The public perception that juveniles are "coddled" in Family Court, resulting in their delinquencies escalating to violence, seems to be supported by Smith's reported prior arrests. Yet to immediately propose handling the case in adult court is a knee jerk reaction and a quick fix solution representing the punishment side of the rehabilitation vs. punishment debate which surfaces whenever a heinous crime is committed by a youth. Although understandable, it may be just as well that in Smith's case it cannot be done. Serious legislative consideration with public input can now take place.

While Honolulu Prosecutor Keith Kaneshiro said he was seeing an increase in violent crime at a younger age, there are no statistics substantiating that view available to the public at this time. There are few studies which measure the number of youthful violators in a population let alone the number of violent acts. Recently reviewed data and literature on the subject have concluded that the perceived increase in youthful violence in the United States is not so much reflective of any real increases as of the mass media's interest in the problem of youth crime.

Those who want to prosecute youthful offenders in adult court seem to be less concerned with the trial part of the proceedings (although they decry the privacy of The Family Court) than they are with the severity of the sentence. They seek punishment in the form of long-term incarceration.

Those who prefer to treat youthful offenders in The Family Court adhere to the principle that young people do not yet have the capacity of adults to control their behavior and to think in long-range terms. For them to reject rehabilitation of teenagers is to deny the fundamental characteristics of that transitional stage of life.

New York State passed a law in 1978 allowing children under 16 years of age to be prosecuted for certain felonies in their State Supreme Court rather than in Family Court – thus subjecting them to punishment as adults rather than juveniles.
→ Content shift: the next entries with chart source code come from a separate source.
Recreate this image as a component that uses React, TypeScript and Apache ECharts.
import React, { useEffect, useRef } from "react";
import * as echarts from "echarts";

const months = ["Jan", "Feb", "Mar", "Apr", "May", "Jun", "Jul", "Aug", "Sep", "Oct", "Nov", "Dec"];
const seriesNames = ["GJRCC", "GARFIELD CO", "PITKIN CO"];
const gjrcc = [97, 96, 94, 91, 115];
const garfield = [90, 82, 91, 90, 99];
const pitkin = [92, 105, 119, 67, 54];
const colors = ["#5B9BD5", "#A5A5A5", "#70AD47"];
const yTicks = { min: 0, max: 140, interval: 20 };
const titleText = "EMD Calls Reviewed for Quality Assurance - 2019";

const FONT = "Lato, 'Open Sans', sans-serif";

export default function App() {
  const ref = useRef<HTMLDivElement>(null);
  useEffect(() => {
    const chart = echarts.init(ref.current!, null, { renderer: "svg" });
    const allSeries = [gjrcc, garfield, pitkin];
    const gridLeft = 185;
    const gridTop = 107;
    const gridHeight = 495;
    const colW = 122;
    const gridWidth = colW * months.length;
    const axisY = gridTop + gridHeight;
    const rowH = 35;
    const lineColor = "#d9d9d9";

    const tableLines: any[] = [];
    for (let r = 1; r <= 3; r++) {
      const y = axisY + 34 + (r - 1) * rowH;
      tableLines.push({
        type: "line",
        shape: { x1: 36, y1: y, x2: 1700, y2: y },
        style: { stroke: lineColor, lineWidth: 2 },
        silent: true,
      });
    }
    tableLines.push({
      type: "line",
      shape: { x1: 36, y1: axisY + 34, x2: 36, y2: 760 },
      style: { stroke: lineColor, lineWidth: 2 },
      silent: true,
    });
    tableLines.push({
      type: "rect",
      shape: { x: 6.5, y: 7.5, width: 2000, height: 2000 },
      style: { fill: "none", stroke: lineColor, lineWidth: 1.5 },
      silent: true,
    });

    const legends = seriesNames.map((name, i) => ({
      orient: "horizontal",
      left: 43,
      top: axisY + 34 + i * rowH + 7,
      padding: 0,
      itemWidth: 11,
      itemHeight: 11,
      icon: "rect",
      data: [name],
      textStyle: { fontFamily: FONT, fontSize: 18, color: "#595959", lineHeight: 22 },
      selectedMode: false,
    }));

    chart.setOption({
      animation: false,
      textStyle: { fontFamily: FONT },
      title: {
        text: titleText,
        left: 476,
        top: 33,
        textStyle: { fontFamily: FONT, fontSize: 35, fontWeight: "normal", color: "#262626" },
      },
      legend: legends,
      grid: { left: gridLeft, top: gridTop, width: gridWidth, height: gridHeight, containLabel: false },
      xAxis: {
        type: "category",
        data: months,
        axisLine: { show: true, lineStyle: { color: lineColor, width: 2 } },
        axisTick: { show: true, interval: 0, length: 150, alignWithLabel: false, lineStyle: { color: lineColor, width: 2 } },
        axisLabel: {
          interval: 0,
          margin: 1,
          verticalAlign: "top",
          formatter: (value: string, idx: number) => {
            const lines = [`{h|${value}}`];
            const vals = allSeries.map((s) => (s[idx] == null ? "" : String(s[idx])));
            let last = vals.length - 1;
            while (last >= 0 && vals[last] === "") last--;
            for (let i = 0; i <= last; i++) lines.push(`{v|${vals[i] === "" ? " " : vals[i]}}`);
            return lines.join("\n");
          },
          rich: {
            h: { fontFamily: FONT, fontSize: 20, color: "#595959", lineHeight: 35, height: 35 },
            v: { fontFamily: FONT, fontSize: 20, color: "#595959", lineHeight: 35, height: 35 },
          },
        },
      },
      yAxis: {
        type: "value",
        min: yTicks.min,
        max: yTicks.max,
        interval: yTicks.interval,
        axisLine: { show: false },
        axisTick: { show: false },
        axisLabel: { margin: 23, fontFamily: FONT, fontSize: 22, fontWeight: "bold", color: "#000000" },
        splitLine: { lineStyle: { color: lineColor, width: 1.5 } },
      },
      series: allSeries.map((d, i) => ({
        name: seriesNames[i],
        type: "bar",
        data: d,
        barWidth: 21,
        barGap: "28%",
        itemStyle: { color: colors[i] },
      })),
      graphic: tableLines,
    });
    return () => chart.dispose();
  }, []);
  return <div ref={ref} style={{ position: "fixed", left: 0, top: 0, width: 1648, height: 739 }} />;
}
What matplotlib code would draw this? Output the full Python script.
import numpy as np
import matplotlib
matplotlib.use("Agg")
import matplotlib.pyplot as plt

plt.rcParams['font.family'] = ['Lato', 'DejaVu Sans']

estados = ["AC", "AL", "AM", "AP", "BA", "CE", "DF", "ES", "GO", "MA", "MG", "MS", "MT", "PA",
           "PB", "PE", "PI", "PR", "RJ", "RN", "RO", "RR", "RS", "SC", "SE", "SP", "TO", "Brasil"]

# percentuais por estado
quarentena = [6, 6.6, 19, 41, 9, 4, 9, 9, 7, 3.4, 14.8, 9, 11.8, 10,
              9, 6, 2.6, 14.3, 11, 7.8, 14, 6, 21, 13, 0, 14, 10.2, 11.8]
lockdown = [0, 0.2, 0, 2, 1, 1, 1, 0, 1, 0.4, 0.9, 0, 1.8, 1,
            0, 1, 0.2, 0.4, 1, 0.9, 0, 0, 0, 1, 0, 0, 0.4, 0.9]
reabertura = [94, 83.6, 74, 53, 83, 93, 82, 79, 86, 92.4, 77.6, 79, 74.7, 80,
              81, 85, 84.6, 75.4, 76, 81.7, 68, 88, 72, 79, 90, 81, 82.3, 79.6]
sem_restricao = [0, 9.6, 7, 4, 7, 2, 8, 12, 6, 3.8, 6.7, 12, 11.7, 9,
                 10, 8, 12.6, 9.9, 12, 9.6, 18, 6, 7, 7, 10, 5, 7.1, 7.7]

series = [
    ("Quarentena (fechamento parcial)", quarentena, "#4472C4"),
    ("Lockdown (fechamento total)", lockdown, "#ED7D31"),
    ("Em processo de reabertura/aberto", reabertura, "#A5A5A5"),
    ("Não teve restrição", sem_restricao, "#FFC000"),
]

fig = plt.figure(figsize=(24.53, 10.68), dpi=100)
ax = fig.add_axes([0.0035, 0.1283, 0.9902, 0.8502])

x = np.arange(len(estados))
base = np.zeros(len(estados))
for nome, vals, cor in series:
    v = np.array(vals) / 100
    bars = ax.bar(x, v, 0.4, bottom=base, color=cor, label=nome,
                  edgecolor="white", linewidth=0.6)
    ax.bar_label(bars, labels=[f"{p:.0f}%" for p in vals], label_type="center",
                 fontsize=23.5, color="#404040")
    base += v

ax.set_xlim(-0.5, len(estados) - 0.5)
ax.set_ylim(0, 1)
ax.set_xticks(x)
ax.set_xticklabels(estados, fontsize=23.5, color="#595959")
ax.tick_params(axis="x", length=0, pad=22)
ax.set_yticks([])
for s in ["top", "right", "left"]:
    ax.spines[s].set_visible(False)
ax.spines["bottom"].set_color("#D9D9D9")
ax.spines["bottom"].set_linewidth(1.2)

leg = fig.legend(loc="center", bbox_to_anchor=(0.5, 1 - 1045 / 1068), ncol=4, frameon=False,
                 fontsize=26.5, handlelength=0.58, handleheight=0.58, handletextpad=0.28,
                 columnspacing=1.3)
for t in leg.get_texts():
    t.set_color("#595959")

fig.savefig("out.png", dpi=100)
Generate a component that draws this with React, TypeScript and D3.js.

Statistics provided by the State Division of Criminal Justice Services two years after passage reveal that a large majority of the cases that were handled under the law were dismissed in Criminal or Supreme Court or sent back to Family Court for adjudicating or sentencing. Further, only about 4 percent of all arrested received longer sentences than the three-year maximum "restrictive placement" that could have been imposed for the same crime in Family Court.

Although some members of the public thought the law had made a dent in juvenile crime, Court officials expressed opinions that the law actually had minimal impact that its outstanding virtue lay in its greater sentencing potential but that that had no certainty as a youth sentenced in adult court might be more leniently treated than if his case was sent back to Family Court. In New York State at least, it appears automatic waiver for those under 16 to be prosecuted in adult court has not met the goals of protection of the public through punishment nor of reduction in juvenile crime but has drawn more children into the adult court system.

Adult prisons rarely, if ever, have suitable programs for the young. Recently it has been reported that already-scarce programs in Hawaii's prison system had to be curtailed as funds were used to pay excessive overtime to guards. So when one thinks, "If a fifteen year-old has committed an adult crime, he should be treated like an adult," it may be well – considering the outcome – to think again.

The State League can be assured that the careful study which resulted in its position in 1981 is standing the test of time. It remains the basis for continuing opposition to reducing the age of waiver from the Family Court and for fostering habilitative programs both in the community and in Hawaii Youth Correctional Facility that better serve the youth of Hawaii.